2QFY20 Earnings: EBIDTA Ahead of Tepid Expectations; Expect Limited Upside

21 NOVEMBER 2019

The 2QFY20 EBIDTA for BSE-100 companies came slightly ahead of tepid expectations, along with flattish year-on-year growth in revenue and PBT. Reported PAT (profit after tax) however, declined 13% YoY for the quarter that saw one-off effects from AGR provisioning losses in telecom, DTA revaluations in Financials, sharply lower provisioning for PSU banks and the adoption of new corporate tax rate.

Among sectors – Autos, Staples and Cement benefited the most from lower input costs. Operating profits were better than expected across all sectors, except energy, where refining margins disappointed. Banks reported better than expected PPoP (pre-provision operating profit) largely led by treasury gains. Ex-energy, EBITDA and PBT came 5% and 3% better than expectations respectively.

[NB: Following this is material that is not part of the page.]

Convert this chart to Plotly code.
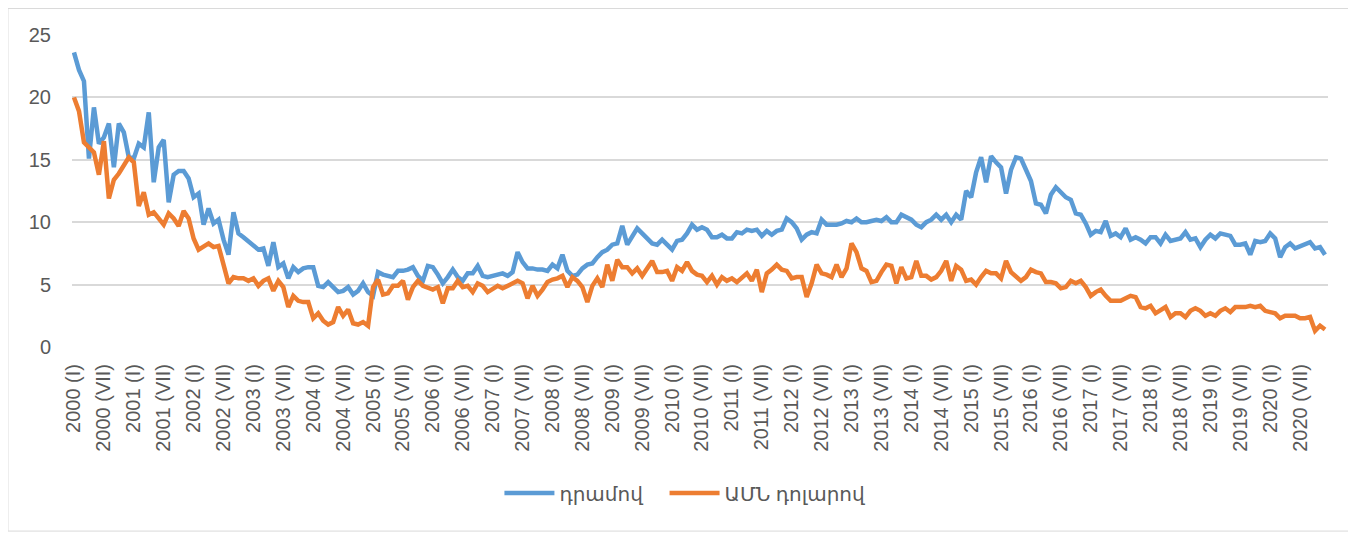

Citi analysts now expect the recent corporate tax rate cut to provide a 4% boost to their NIFTY 50 FY20 EPS (Earnings Per Share) estimates owing to lower effective tax rate of 27.5% now vs 30% earlier. About 50% of Citi covered companies announced adoption of the new tax structure, while 25% plan to stick to the older regime.

Source: Bloomberg, Company Data, Citi Research Note: Revenue is ex-energy; PBT – Profit before taxes. 99/100 BSE-100 Companies.

Citi analysts estimate FY20E NIFTY earnings to grow +3% YoY, sharply below consensus estimate of +14% YoY, owing to higher expected weakness in materials, energy and telecom.

Driven by positive global sentiment and emerging market flows, Nifty has returned 7% over the course of the 2QFY20 earnings season (MSCI EM up 5%). Citi analysts, however, believe that the current valuation of 18.5x 1yr-forward P/E (i.e. 1.5sd above long term mean) leaves little upside. Policy announcements aimed at alleviating financial stress and boosting consumption, along with developments in US-China trade talks may drive sentiments and FII flows going forward.